Simple JSON representation (any producer or consumer could take this and apply the official json-ld context to convert it to json-ld but they may also want to just leave it as is):

{
  "uco-core:id": "kb:file-a0a69ece-da9c-4256-a9a8-5dec82a4ad1f",
  "uco-core:type": "uco-observable:File",
  "uco-core:hasFacet": [
    {
      "uco-core:id": "kb:ContentDataFacet-1e54fa5e-1399-476c-8aa7-00781b8c12db"
      "uco-core:type": "uco-observable:ContentDataFacet",
      "uco-observable:hash": [
        {
          "uco-core:id": "kb:hash-87c24a7f-a0d2-41a3-a726-0521a5c7bc8c",
          "uco-core:type": "uco-types:Hash",
          "uco-types:hashMethod": {
            "uco-core:type": "uco-vocabulary:HashNameVocab",
            "uco-core:value": "SHA256"
          },
          "uco-types:hashValue": {
            "uco-core:type": "xsd:hexBinary",
            "uco-core:value": "e5ca3be56f66200a1bb2262e948ac08dbc672bc8033c1ada743787b0c667dea6"
          }
        }
      ]
    }
  ]
}

YAML:

---
uco-core:id : kb:file-a0a69ece-da9c-4256-a9a8-5dec82a4ad1f,
uco-core:type : uco-observable:File,
uco-core:hasFacet :
  - uco-core:id : kb:ContentDataFacet-1e54fa5e-1399-476c-8aa7-00781b8c12db
    uco-core:type : uco-observable:ContentDataFacet,
    uco-observable:hash :
      - uco-core:id : kb:hash-87c24a7f-a0d2-41a3-a726-0521a5c7bc8c,
        uco-core:type : uco-types:Hash,
        uco-types:hashMethod :
          uco-core:type : uco-vocabulary:HashNameVocab,
          uco-core:value : SHA256
        uco-types:hashValue :
          uco-core:type : xsd:hexBinary,
          uco-core:value : e5ca3be56f66200a1bb2262e948ac08dbc672bc8033c1ada743787b0c667dea6

All of these should be valid UCO and represent the same thing. With the json-ld the producer is required to know each object requires an @id and @type but without an explicit core:id and core:type in the ontology they are doing this implicitly outside of the explicit ontology. With the simple json, the explicit core:id and core:type in the ontology clearly convey how they can represent these necessary properties in the content whether or not they choose to utilize the json-ld context to transform to json-ld. With the yaml, the explicit core:id and core:type in the ontology clearly convey how they can represent these necessary properties in the content.

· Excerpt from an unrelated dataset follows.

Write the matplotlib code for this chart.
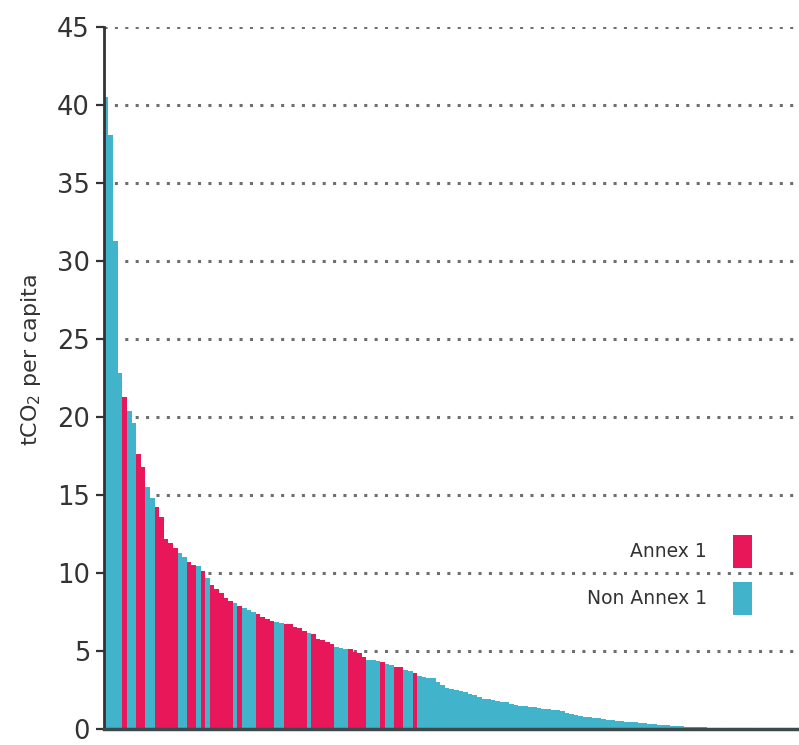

It is true that our current SHACL shape validation will only work against an RDF serialization such as JSON-LD, however it should be possible to deserialize or cross-serialize any of these serializations to such a form for validation.

Without the explicit core:id and core:type properties in the ontology, there is no explicit construct for the concepts of id and type for serializations to utilize. We cannot presume that just because some serializations (such as JSON-LD) implicitly presume them that we do not need them in general.

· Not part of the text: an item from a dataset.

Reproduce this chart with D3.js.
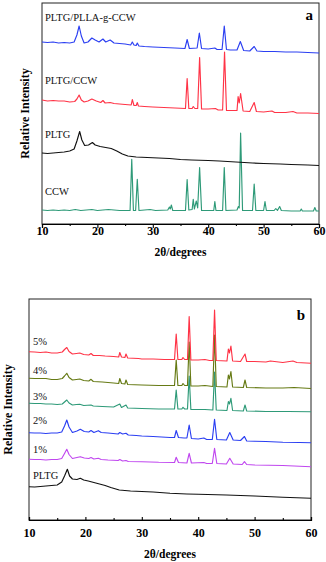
<!DOCTYPE html>
<html>
<head>
<meta charset="utf-8">
<script src="https://cdn.jsdelivr.net/npm/d3@7"></script>
<style>
    body { margin: 0; background: #fff; }
    svg text { font-family: "Liberation Serif", "Times New Roman", "DejaVu Serif", serif; }
</style>
</head>
<body>
<svg id="svg"></svg>
<script>
// 2theta (degrees) vs relative intensity (a.u., curves already stacked)
const xTicks = [10, 20, 30, 40, 50, 60];
const xMinorTicks = [15, 25, 35, 45, 55];

// ---- panel a ----
const ccwA = [
    [10, 14], [11, 13.5], [12, 14], [13, 13.5], [14, 14], [15, 13.5], [16, 14.5], [17, 13.5], [19, 14.5], [20, 13.5],
    [22, 14.5], [24, 13.5], [25.9, 13.5], [26.2, 64.7], [26.5, 13.5], [26.9, 13.5], [27.2, 44.7], [27.5, 13.5],
    [29.5, 14.5], [30.5, 13.5], [32.7, 14], [33.0, 17], [33.15, 15], [33.35, 19], [33.6, 13.5], [35.9, 13.5],
    [36.2, 44.5], [36.5, 14], [37.1, 14.5], [37.3, 24.7], [37.5, 15], [37.85, 23], [38.1, 16], [38.45, 56.5],
    [38.8, 13.5], [41.0, 13.5], [41.2, 22.5], [41.4, 13.5], [42.6, 13.5], [42.9, 56.5], [43.2, 13.5], [45.2, 14],
    [45.45, 17.5], [45.6, 16], [45.85, 91], [46.2, 13.5], [48.0, 13.5], [48.3, 40], [48.6, 13.5], [50.0, 13.5],
    [50.25, 22.5], [50.5, 13.5], [51.9, 13.5], [52.2, 15.5], [52.5, 13.5], [52.9, 17.5], [53.2, 13.5], [55, 13],
    [56.6, 13], [56.8, 15], [57, 13], [59, 13], [59.25, 16.5], [59.5, 13], [60, 13]
];
const pltgA = [
    [10, 71], [11, 70.5], [12, 71], [13, 71.5], [14, 72], [15, 73], [15.8, 75], [16.3, 83], [16.8, 92.5], [17.2, 84],
    [17.7, 78.5], [18.4, 79], [19.1, 81.5], [19.6, 79], [20.5, 77.5], [21.5, 76.5], [22.5, 75.5], [23.5, 73],
    [24.5, 70], [25.5, 68], [27, 67], [29, 66.5], [31, 66], [33, 65.5], [35, 64.5], [37, 64], [40, 63.5], [42, 63],
    [45, 62], [48, 61], [50, 60.5], [53, 60], [55, 59.5], [58, 59], [60, 58.5]
];
const pltgCcwA = [
    [10, 124], [11, 123], [12, 123.5], [13, 123], [14, 123], [15, 122], [15.9, 122.5], [16.3, 125], [16.7, 129],
    [17.1, 124], [17.6, 122], [18.3, 123], [19, 125], [19.8, 123], [20.6, 121.5], [21.0, 123.5], [21.4, 121],
    [22.3, 121.5], [23, 120.5], [24, 120], [25, 119.5], [26.1, 119], [26.3, 124.5], [26.6, 118.5], [27.0, 118.5],
    [27.2, 121.5], [27.4, 118], [28.5, 117.5], [30, 117], [32, 116.5], [34, 116], [35.9, 115.5], [36.2, 145.5],
    [36.5, 115.5], [37.1, 115.5], [37.3, 117.5], [37.6, 115.5], [38.1, 115.5], [38.45, 166.5], [38.8, 115],
    [40, 115], [41.3, 115.5], [41.8, 114], [42.6, 114], [42.95, 172], [43.3, 113.5], [44.5, 113.5], [45.2, 113.5],
    [45.4, 127.5], [45.6, 121], [45.85, 130.5], [46.3, 113], [47.5, 112.5], [48.3, 121.5], [48.7, 112.5],
    [50, 112], [51.5, 113], [52, 111.5], [54, 111.5], [55.3, 112.5], [56, 111], [58, 111], [60, 110.5]
];
const pltgPllaA = [
    [10, 182], [11, 181.5], [12, 182], [13, 181], [14, 181.5], [15, 181], [15.8, 182], [16.3, 189], [16.7, 198],
    [17.1, 188], [17.6, 181], [18.3, 182], [19.0, 186], [19.6, 184], [20.3, 182], [21.0, 185], [21.5, 182],
    [22.3, 184], [23, 181], [24, 180.5], [25, 180], [26.0, 179], [26.3, 182], [26.6, 179], [27.0, 178.5],
    [27.2, 181], [27.5, 178], [28.5, 177.5], [30, 177], [32, 176.5], [34, 176], [35.8, 175.5], [36.2, 184.5],
    [36.6, 175.5], [38.0, 176], [38.4, 191], [38.8, 175.5], [40, 175], [41.2, 176], [41.6, 174.5], [42.5, 174.5],
    [42.9, 198], [43.3, 174.5], [44, 174], [45.2, 174], [45.8, 182.5], [46.4, 173.5], [47.5, 173], [48.3, 177.5],
    [48.8, 173], [50, 172.5], [52, 172.5], [54, 172], [56, 172], [58, 171.5], [60, 171]
];
const seriesA = [ccwA, pltgA, pltgCcwA, pltgPllaA];
const labelsA = ["CCW", "PLTG", "PLTG/CCW", "PLTG/PLLA-g-CCW"];
const labelLevelsA = [29, 86.5, 140, 203.5];

// ---- panel b ----
const pltgB = [
    [10, 33.3], [11, 33], [12, 33.5], [13, 34], [14, 34.5], [15, 35], [15.8, 38], [16.3, 44], [16.8, 50.7], [17.2, 44],
    [17.7, 41], [18.5, 40.5], [19.1, 41.7], [19.7, 40], [20.5, 39], [21.5, 37.5], [22.5, 36], [23.5, 34.5],
    [24.5, 32.5], [26, 30], [28, 29], [30, 28.5], [32, 28], [35, 26.7], [38, 26], [40, 25.7], [45, 25],
    [50, 24], [55, 22.7], [60, 21.7]
];
const pct1B = [
    [10, 60.7], [11, 60.5], [12, 60.5], [13, 60], [14, 60.5], [15, 60.5], [15.8, 61.5], [16.3, 66.5], [16.7, 70.7],
    [17.1, 65.5], [17.7, 61.5], [18.5, 62.5], [19.1, 63.3], [19.8, 62], [20.6, 61.5], [21.0, 62.5], [21.5, 61],
    [22.3, 61.7], [22.8, 60.5], [24, 60], [25.8, 59.5], [26.1, 60.5], [26.6, 59], [27.2, 59.5], [27.6, 58.5],
    [30, 58.3], [33, 57.7], [35.8, 57.5], [36.1, 62.7], [36.5, 57.5], [38.0, 57], [38.4, 66.7], [38.8, 57],
    [41, 57.5], [41.5, 56.5], [42.5, 56.5], [42.9, 71.7], [43.3, 56.5], [45, 56], [45.6, 61.7], [46.2, 56],
    [47.8, 55.5], [48.2, 58.3], [48.6, 55.5], [50, 55], [55, 54.5], [60, 53.3]
];
const pct2B = [
    [10, 87.3], [11, 87], [12, 87], [13, 86.5], [14, 87], [15, 87], [15.8, 88], [16.3, 94], [16.7, 100], [17.1, 93],
    [17.7, 87.5], [18.5, 89], [19.1, 90.7], [19.8, 88.5], [20.6, 88], [21.0, 89.5], [21.5, 87.5], [22.3, 89.3],
    [22.8, 87.5], [24, 87], [25.8, 86], [26.1, 87.5], [26.6, 86], [27.2, 86.7], [27.6, 85], [29, 84.5], [30, 84],
    [32, 83.5], [35, 82.5], [35.8, 82.5], [36.1, 89.5], [36.5, 82.5], [37.5, 82], [38.0, 82], [38.4, 95],
    [38.8, 81.5], [40, 81], [41, 82], [41.5, 80.5], [42.5, 80.5], [42.9, 100.7], [43.3, 80.5], [45, 80],
    [45.6, 87.5], [46.2, 80], [47.5, 79.5], [48.2, 83.5], [48.6, 79], [50, 78.7], [52, 78.5], [55, 77.7],
    [58, 77.5], [60, 77.3]
];
const pct3B = [
    [10, 116.7], [11, 116.5], [12, 116.5], [13, 116], [14, 116], [15, 115.5], [15.9, 116], [16.3, 118], [16.7, 120],
    [17.1, 117], [17.7, 115], [18.4, 115.5], [19.0, 115.7], [19.7, 114.5], [21.0, 115], [21.4, 114], [23, 113.5],
    [25, 113], [26.1, 116], [26.4, 112.5], [27.2, 115], [27.5, 112], [30, 111.5], [33, 111], [35.8, 111],
    [36.1, 130], [36.4, 111], [37.1, 111], [37.3, 112.7], [37.6, 111], [38.1, 111], [38.4, 144], [38.7, 110.5],
    [41.2, 110.5], [42.6, 110], [42.9, 148], [43.2, 110], [45.1, 109.5], [45.35, 118.5], [45.55, 116],
    [45.8, 121.7], [46.1, 109.5], [48.0, 109], [48.3, 115], [48.6, 109], [52, 108.5], [56, 108.5], [60, 108.3]
];
const pct4B = [
    [10, 141.7], [11, 141.5], [12, 141.5], [13, 141.5], [14, 140.5], [15, 140.5], [15.9, 141.5], [16.3, 144],
    [16.7, 146.7], [17.1, 142.5], [17.7, 140], [18.4, 140.5], [19.0, 141], [19.7, 139.5], [20.6, 139],
    [21.0, 140.7], [21.4, 138.5], [23, 138], [25, 137], [25.9, 136.5], [26.1, 141.5], [26.4, 136.5], [27.0, 136],
    [27.2, 140], [27.5, 135.5], [30, 135], [33, 134.5], [35.8, 134.5], [36.1, 160], [36.4, 134.5], [37.1, 134.5],
    [37.3, 136.5], [37.6, 134.5], [38.1, 134.5], [38.4, 178], [38.7, 134], [40, 134], [41.2, 134.5],
    [42.6, 133.5], [42.9, 185], [43.2, 133.5], [45.1, 133], [45.35, 145], [45.55, 141], [45.8, 148.5],
    [46.1, 133], [48.0, 132.5], [48.3, 140], [48.6, 132.5], [52, 132], [55, 132], [57, 132.5], [60, 131.5]
];
const pct5B = [
    [10, 168.3], [11, 168], [12, 167.5], [13, 168], [14, 167], [15, 167], [15.9, 168], [16.3, 170.5], [16.7, 172.5],
    [17.1, 168.5], [17.7, 166], [18.4, 166.5], [19.0, 167], [19.7, 165.5], [20.6, 165], [21.0, 166.5],
    [21.4, 164.5], [22.5, 164.5], [23.5, 164], [25, 163.5], [25.9, 163], [26.1, 167.5], [26.4, 163], [27.0, 162.5],
    [27.2, 166], [27.5, 162], [29.4, 161.5], [30, 161], [32, 161], [34, 160.5], [35.8, 160.5], [36.1, 186],
    [36.4, 160.5], [37.1, 160.5], [37.3, 162.5], [37.6, 160.5], [38.1, 160.5], [38.4, 203.5], [38.7, 160],
    [40, 160], [41.2, 160.5], [42, 159.5], [42.6, 159.5], [42.9, 210], [43.2, 159.5], [45.1, 159],
    [45.35, 171], [45.55, 167], [45.8, 174], [46.1, 159], [47.5, 158.5], [48.3, 166], [48.6, 158.5],
    [50, 158.5], [52, 158], [52.8, 159], [55, 157.5], [56.8, 159], [57.5, 157.5], [60, 156.7]
];
const seriesB = [pltgB, pct1B, pct2B, pct3B, pct4B, pct5B];
const labelsB = ["PLTG", "1%", "2%", "3%", "4%", "5%"];
const labelLevelsB = [41, 67, 96, 120, 146, 175];

const width = 326;
const height = 562;
const serif = "'Liberation Serif', 'Times New Roman', serif";

let svg = d3.select("#svg")
    .attr("width", width)
    .attr("height", height);

const colorsA = ["#2e9a78", "#111111", "#ff3346", "#2b3ff2"];
const colorsB = ["#111111", "#c047ef", "#2b3ff2", "#2e9a78", "#667a14", "#ff3346"];

function drawPanel(opts) {
    let xScale = d3.scaleLinear()
        .domain([10, 60])
        .range([opts.left, opts.right]);
    let yScale = d3.scaleLinear()
        .domain([0, 221])
        .range([opts.bottom, opts.top]);

    let g = svg.append("g");

    // frame
    g.append("rect")
        .attr("x", opts.left)
        .attr("y", opts.top)
        .attr("width", opts.right - opts.left)
        .attr("height", opts.bottom - opts.top)
        .attr("fill", "none")
        .attr("stroke", "#222")
        .attr("stroke-width", 1);

    let line = d3.line()
        .x(d => xScale(d[0]))
        .y(d => yScale(d[1]));

    opts.series.forEach((s, i) => {
        g.append("path")
            .datum(s)
            .attr("d", line)
            .attr("fill", "none")
            .attr("stroke", opts.colors[i])
            .attr("stroke-width", 1.15)
            .attr("stroke-linejoin", "round");
    });

    // series labels
    opts.labels.forEach((lab, i) => {
        g.append("text")
            .attr("x", opts.labelX)
            .attr("y", yScale(opts.labelLevels[i]))
            .style("font-family", serif)
            .style("font-size", "10.5px")
            .style("fill", "#111")
            .text(lab);
    });

    // x axis, major and minor ticks
    let axis = g.append("g")
        .attr("transform", `translate(0,${opts.bottom})`)
        .call(d3.axisBottom(xScale).tickValues(xTicks).tickSize(opts.tickMajor).tickFormat(d3.format("d")));
    axis.select(".domain").attr("stroke", "#000").attr("stroke-width", 1.2);
    axis.selectAll(".tick line").attr("stroke", "#000").attr("stroke-width", 1.1);
    axis.selectAll(".tick text")
        .attr("y", opts.tickTextY)
        .attr("dy", 0)
        .style("font-size", "12px")
        .style("font-weight", "bold")
        .style("font-family", serif)
        .style("fill", "#000");

    let minor = g.append("g")
        .attr("transform", `translate(0,${opts.bottom})`)
        .call(d3.axisBottom(xScale).tickValues(xMinorTicks).tickSize(opts.tickMinor).tickFormat(""));
    minor.select(".domain").remove();
    minor.selectAll(".tick line").attr("stroke", "#000").attr("stroke-width", 1.1);

    // axis titles
    g.append("text")
        .attr("x", (opts.left + opts.right) / 2)
        .attr("y", opts.xTitleY)
        .attr("text-anchor", "middle")
        .style("font-family", serif)
        .style("font-size", "11.5px")
        .style("font-weight", "bold")
        .text("2θ/degrees");

    g.append("text")
        .attr("transform", `translate(${opts.yTitleX},${(opts.top + opts.bottom) / 2}) rotate(-90)`)
        .attr("text-anchor", "middle")
        .style("font-family", serif)
        .style("font-size", "12px")
        .style("font-weight", "bold")
        .text("Relative Intensity");

    // panel letter
    g.append("text")
        .attr("x", opts.letterX)
        .attr("y", opts.letterY)
        .attr("text-anchor", "end")
        .style("font-family", serif)
        .style("font-size", "15px")
        .style("font-weight", "bold")
        .text(opts.letter);
}

drawPanel({
    left: 42, right: 319, top: 3, bottom: 224,
    series: seriesA, colors: colorsA,
    labels: labelsA, labelLevels: labelLevelsA, labelX: 45,
    tickMajor: 4, tickMinor: 2, tickTextY: 11,
    xTitleY: 256, yTitleX: 29,
    letter: "a", letterX: 313, letterY: 19.5
});

drawPanel({
    left: 29, right: 311, top: 299, bottom: 520,
    series: seriesB, colors: colorsB,
    labels: labelsB, labelLevels: labelLevelsB, labelX: 33,
    tickMajor: -3, tickMinor: -2, tickTextY: 16.5,
    xTitleY: 558, yTitleX: 12,
    letter: "b", letterX: 305, letterY: 319.5
});
</script>
</body>
</html>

core:id and core:type are not incompatible with JSON-LD. As the above examples show and with the changes I made to the json-ld context CP (mapping "core:id: to "@id" and "core:type" to @type) the alignment is explicit and simple.

ajnelson-nist commented 2 years ago

Replace this line in your YAML:

uco-core:type : uco-observable:File,

with this line:

rdf:type : uco-observable:File,

And you will once again be compatible with RDF.

I don't know YAML well enough to know how it handles the identity of a node. However, if you really wanted YAML to be a supported serialization, you should have integrated YAML-based testing into the ontology's test suite as a demonstration that UCO is capable of supporting it. Nobody has brought forth such a test case, and with 1.0.0 slated for Aug 30, I will be highly surprised if such a case comes up before Monday.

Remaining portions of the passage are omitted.